Cette idée-là va perdurer encore quelques années, au moins jusqu’en 2007, avec le gros single du one-hit wonder Chingy : « Fly like me » , qu’il interprétait avec Amerie. Puis la cassure se crée peu à peu, le numérique prend le pas sur la pellicule, l’autotune remplace doucement les duos, et Kanye West débarque avec Heartless , changeant la donne sur le single de rap traitant d’amour. Clip animé, voix filtrée derrière des logiciels, Kanye West robotise l’amour auprès du grand public et commence à tuer le single crossover. On parle ici toujours d’amour avec émotion, et l’ère plus sexuée du rap n’est alors pas encore arrivée. C’est le début de la transition vers une nouvelle phase qui prendra définitivement forme avec le « Lollipop » de Lil’Wayne.
Aucune place laissée à l’autre sexe, des blagues grivoises, de l’autotune à outrance, une image froide et sans grain, et un montage ultra-rapide à la Tony Scott : bienvenue dans la modernité.

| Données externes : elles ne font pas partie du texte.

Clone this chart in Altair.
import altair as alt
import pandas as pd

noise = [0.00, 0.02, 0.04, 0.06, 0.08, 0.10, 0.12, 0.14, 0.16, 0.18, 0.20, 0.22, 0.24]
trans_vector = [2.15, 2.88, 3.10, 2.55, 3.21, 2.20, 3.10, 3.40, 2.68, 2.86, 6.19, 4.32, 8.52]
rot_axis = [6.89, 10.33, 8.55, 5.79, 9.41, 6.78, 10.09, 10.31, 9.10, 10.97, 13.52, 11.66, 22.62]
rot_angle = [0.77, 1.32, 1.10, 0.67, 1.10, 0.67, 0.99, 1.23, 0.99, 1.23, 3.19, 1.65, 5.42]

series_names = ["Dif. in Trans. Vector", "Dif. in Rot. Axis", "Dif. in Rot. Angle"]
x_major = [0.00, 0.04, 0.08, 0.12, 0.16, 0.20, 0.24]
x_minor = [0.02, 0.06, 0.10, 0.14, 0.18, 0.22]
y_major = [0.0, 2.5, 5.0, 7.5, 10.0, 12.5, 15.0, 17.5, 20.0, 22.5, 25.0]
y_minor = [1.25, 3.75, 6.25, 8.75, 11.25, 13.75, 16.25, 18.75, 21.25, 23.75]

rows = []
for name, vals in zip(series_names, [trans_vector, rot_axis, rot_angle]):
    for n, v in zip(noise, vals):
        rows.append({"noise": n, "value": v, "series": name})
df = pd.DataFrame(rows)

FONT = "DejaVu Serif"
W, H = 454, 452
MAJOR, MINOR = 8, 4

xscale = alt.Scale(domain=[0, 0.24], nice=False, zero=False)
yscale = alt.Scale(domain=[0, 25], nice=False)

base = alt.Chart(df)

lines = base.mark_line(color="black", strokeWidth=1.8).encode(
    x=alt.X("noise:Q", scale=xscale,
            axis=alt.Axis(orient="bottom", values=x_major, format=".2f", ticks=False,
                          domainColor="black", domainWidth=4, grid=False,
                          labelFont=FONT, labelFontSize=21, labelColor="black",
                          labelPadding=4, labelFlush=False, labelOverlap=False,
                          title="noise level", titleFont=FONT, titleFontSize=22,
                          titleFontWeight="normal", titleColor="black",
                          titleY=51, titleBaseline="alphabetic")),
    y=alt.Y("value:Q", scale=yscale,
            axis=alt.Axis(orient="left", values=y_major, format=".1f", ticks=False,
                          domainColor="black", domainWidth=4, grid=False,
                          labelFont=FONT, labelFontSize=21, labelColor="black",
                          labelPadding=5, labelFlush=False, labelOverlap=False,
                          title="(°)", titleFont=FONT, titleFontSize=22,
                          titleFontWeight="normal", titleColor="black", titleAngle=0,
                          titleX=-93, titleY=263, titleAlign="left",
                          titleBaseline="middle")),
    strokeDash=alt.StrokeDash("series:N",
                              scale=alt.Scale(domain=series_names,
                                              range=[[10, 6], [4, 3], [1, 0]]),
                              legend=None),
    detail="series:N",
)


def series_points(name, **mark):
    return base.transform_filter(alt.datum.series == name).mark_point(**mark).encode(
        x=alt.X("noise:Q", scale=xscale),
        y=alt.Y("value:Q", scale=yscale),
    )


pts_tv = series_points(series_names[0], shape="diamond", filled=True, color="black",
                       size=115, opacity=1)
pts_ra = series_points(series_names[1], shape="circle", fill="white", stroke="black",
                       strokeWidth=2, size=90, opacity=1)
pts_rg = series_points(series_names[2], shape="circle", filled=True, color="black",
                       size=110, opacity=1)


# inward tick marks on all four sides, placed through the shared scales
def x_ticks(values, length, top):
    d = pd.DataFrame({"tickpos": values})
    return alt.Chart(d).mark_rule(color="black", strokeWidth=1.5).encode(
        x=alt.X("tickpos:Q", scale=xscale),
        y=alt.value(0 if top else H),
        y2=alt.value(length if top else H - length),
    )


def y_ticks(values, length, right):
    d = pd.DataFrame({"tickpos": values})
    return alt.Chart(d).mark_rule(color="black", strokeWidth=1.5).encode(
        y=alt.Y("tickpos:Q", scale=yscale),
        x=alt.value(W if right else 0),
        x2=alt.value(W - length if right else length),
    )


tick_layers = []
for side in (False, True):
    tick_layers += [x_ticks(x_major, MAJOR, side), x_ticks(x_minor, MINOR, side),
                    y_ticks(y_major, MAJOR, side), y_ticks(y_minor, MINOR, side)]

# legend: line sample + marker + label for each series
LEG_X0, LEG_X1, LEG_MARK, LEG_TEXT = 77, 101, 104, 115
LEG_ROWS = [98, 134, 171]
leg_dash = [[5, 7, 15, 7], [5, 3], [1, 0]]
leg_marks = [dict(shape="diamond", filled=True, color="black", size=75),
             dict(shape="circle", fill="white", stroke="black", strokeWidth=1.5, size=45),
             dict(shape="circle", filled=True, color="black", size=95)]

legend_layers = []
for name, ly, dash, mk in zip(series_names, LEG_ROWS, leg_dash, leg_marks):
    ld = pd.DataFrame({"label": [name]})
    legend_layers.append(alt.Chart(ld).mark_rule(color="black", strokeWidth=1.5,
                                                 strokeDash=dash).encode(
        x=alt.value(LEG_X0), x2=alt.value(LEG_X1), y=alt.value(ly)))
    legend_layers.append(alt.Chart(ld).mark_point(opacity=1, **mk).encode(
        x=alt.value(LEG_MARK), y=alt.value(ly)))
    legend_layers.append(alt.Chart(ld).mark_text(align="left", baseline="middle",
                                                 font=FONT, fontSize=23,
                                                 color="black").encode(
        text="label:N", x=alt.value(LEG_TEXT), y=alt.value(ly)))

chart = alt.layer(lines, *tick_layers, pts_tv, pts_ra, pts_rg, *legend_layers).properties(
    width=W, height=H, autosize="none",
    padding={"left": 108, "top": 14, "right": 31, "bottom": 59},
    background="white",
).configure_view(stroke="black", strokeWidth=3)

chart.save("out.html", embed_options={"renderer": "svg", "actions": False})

La subversion du porn-rap de Too Short est entrée dans le rap mainstream, de manière plus consensuelle, bien sûr.
Fini donc les air R&B, les samples de soul et les amourettes, le rap mainstream semble désormais presque inhumain : l’image est propre, on use beaucoup du fond blanc dans les clips, comme si le rap avait choisi de contempler son propre vide, et l’imagerie est devenue tellement sexuée que ça en devient presque animal. C’est l’ère post-humaine dans laquelle on excite le chaland avec une vulgarité des plus totales, que la réalité elle-même n’est à priori pas capable de suivre, à l’image de la fin du clip d’ « Anaconda » , dans laquelle l’on voit Nicki Minaj pratiquer une lap-dance sur un heureux jeune homme, qui a le malheur de tenter de doucement la toucher, ce qui la fera fuir. Cette provocation semble donc clairement assumée.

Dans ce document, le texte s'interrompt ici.